-- start --

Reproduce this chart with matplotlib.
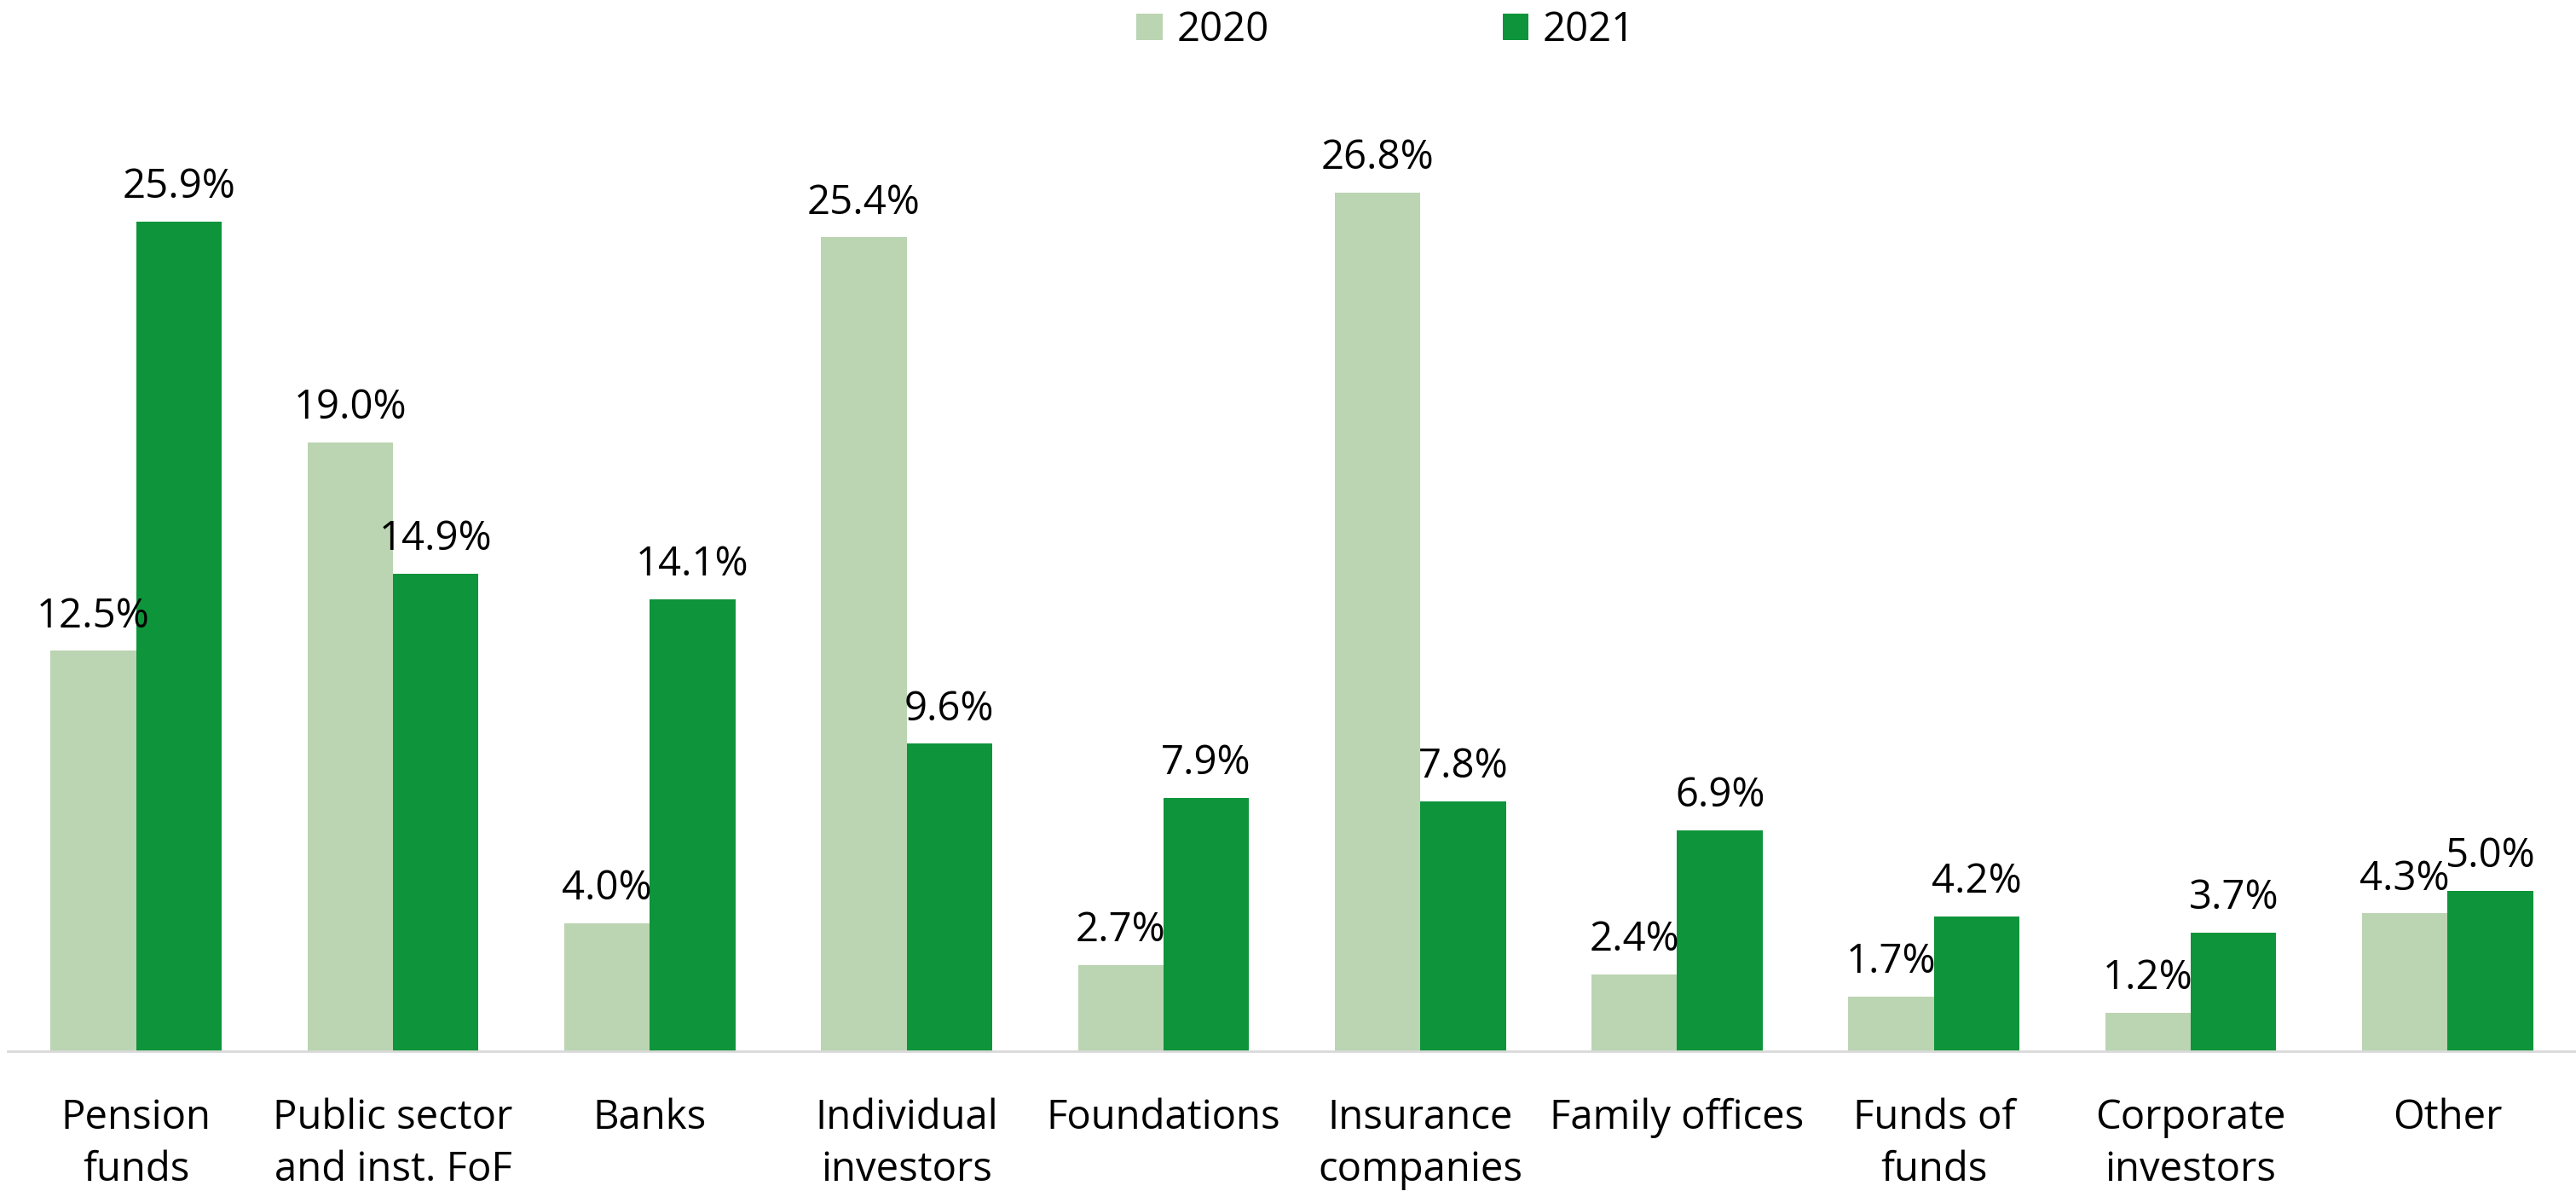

-- end --
-- start --

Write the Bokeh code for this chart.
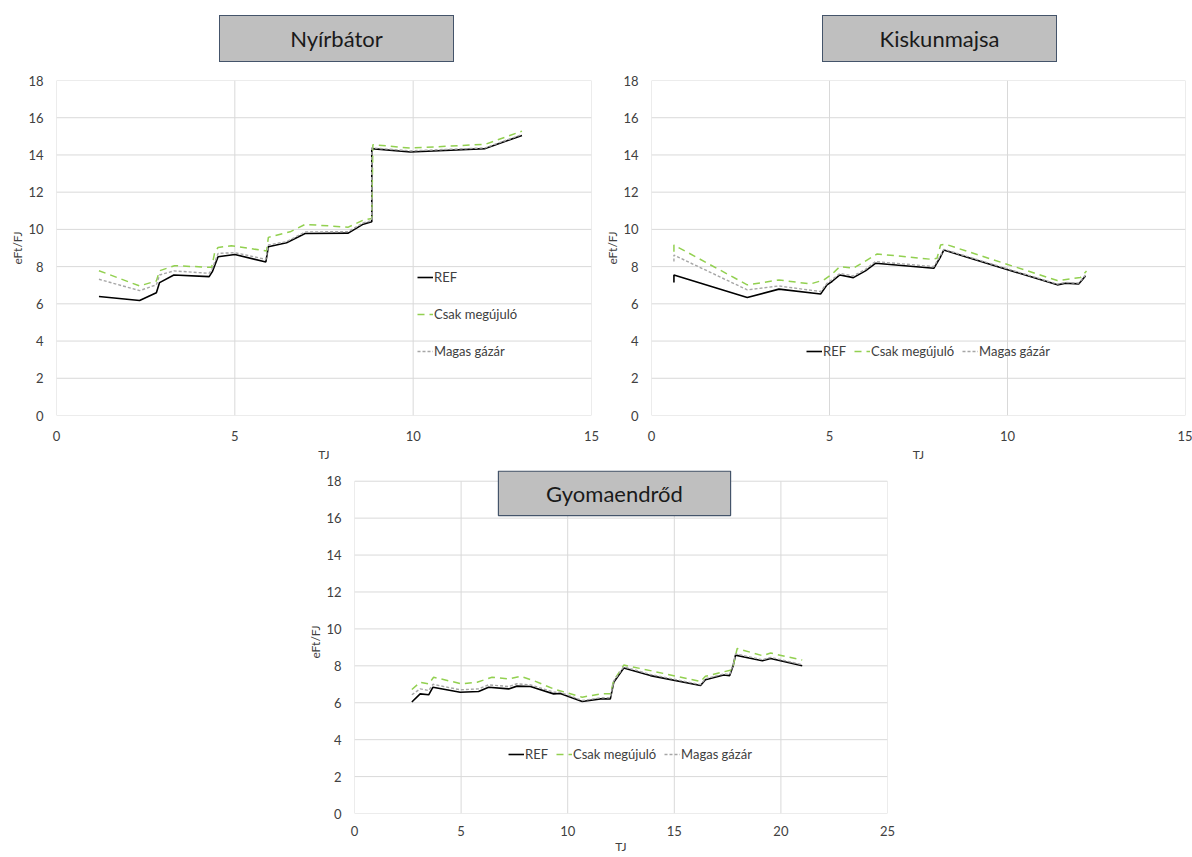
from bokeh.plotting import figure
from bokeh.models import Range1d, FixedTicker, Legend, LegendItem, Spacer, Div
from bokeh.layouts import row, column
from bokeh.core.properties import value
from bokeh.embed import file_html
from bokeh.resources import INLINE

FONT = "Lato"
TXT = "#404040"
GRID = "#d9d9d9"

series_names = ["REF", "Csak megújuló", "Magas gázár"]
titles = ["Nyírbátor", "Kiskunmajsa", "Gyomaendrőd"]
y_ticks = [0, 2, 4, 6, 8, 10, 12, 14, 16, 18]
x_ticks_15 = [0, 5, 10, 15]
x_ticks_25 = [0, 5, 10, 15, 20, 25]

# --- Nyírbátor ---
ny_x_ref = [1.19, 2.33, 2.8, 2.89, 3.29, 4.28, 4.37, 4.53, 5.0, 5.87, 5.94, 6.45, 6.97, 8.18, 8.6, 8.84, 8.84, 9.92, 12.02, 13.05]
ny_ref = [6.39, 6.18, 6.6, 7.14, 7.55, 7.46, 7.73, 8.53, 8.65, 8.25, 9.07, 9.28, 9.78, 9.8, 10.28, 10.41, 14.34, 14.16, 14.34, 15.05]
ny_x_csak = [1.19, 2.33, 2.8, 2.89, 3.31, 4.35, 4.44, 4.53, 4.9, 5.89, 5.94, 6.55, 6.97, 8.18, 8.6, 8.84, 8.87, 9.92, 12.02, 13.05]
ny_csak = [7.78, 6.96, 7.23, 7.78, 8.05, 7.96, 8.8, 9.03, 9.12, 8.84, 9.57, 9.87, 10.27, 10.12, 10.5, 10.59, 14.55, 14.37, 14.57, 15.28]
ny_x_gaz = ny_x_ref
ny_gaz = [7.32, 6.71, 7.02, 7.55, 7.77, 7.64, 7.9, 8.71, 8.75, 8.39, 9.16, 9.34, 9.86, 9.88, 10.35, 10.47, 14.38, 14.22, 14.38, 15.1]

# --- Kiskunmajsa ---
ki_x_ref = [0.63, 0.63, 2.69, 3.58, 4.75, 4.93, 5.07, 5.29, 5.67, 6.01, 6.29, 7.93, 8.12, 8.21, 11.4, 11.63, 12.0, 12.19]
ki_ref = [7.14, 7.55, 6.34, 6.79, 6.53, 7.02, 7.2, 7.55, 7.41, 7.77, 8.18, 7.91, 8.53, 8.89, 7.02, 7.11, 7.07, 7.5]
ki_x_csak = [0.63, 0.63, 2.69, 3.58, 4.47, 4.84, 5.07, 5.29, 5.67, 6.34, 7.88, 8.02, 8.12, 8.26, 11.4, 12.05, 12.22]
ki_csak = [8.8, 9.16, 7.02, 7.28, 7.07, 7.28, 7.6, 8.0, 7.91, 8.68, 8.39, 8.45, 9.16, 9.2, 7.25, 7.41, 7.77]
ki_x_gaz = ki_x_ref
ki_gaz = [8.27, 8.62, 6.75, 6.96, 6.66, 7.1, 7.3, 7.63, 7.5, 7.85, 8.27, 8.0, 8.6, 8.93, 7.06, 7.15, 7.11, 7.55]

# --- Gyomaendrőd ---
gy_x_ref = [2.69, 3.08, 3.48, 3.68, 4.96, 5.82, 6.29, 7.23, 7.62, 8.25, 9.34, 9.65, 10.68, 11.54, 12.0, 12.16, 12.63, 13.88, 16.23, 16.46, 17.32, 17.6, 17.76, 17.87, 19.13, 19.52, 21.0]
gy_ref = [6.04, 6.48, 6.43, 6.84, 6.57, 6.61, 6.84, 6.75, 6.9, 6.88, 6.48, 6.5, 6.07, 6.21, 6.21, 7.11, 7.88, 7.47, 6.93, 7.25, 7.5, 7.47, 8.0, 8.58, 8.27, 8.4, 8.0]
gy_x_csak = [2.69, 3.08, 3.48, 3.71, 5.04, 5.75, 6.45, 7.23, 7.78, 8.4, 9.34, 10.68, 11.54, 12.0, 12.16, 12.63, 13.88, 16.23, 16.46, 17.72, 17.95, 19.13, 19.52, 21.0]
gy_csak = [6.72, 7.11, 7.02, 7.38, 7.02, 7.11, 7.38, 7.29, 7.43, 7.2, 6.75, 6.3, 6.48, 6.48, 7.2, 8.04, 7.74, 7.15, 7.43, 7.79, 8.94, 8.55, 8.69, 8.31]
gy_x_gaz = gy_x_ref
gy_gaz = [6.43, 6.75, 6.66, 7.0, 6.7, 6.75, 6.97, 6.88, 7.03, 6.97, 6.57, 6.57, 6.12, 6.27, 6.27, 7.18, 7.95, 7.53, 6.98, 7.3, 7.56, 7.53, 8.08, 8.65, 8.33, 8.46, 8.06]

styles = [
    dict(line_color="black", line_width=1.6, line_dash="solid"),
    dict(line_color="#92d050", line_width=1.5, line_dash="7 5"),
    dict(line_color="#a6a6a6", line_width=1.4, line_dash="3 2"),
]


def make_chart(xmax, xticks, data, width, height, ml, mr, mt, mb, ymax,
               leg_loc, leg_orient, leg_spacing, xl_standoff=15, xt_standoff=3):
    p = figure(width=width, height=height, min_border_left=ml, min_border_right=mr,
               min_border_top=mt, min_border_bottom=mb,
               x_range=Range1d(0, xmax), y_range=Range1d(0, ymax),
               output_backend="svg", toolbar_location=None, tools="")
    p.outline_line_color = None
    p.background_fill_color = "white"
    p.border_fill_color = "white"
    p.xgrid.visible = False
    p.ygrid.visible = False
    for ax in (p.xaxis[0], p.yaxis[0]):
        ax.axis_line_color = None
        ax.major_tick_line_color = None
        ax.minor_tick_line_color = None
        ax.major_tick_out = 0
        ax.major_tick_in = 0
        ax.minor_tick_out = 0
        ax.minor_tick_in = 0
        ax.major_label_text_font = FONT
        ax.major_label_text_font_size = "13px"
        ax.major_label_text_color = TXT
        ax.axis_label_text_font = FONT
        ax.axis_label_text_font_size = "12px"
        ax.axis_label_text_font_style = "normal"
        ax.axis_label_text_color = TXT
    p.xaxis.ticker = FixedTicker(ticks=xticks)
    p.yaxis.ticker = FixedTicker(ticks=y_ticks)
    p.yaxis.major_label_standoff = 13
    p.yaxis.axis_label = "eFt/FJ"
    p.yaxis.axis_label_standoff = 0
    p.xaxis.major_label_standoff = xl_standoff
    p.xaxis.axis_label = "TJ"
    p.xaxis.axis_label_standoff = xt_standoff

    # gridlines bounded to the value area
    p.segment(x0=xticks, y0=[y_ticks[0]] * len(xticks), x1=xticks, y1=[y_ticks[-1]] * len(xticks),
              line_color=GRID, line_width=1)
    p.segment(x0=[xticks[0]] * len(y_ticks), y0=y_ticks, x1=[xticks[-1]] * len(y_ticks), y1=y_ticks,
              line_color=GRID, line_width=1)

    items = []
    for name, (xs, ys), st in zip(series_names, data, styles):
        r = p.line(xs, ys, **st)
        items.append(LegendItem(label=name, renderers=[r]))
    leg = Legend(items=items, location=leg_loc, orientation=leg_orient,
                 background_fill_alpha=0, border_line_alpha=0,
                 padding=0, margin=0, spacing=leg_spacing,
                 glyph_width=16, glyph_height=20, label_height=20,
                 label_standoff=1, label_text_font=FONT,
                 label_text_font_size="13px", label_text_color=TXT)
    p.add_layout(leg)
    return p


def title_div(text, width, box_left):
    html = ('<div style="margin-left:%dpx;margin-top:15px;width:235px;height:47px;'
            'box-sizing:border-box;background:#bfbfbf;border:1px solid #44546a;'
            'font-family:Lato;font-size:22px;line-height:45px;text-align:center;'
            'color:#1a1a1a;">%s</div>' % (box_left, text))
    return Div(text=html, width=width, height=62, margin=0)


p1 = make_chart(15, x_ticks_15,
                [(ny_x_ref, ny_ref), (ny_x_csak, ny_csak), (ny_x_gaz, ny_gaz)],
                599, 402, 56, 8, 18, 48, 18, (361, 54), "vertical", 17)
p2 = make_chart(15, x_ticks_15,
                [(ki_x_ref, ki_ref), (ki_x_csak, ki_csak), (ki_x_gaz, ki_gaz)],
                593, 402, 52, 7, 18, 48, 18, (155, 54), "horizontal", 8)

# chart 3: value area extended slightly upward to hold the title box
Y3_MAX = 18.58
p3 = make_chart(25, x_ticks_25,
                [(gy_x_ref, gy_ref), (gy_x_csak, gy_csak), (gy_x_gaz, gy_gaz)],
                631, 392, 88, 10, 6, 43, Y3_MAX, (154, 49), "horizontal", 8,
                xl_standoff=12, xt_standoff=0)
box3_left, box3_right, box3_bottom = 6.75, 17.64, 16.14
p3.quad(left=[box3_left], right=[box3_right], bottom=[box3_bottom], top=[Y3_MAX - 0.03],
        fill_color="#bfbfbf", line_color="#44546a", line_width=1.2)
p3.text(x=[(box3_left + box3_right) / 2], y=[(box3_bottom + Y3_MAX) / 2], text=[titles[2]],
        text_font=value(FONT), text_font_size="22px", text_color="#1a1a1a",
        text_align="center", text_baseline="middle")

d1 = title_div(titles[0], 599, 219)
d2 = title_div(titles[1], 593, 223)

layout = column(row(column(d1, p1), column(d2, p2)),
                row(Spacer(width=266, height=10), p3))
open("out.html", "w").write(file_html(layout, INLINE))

-- end --

Task details
Search the data above for the string "this" and return every line that has it.

Worked solution
Reproduce this chart with matplotlib.
Write the Bokeh code for this chart.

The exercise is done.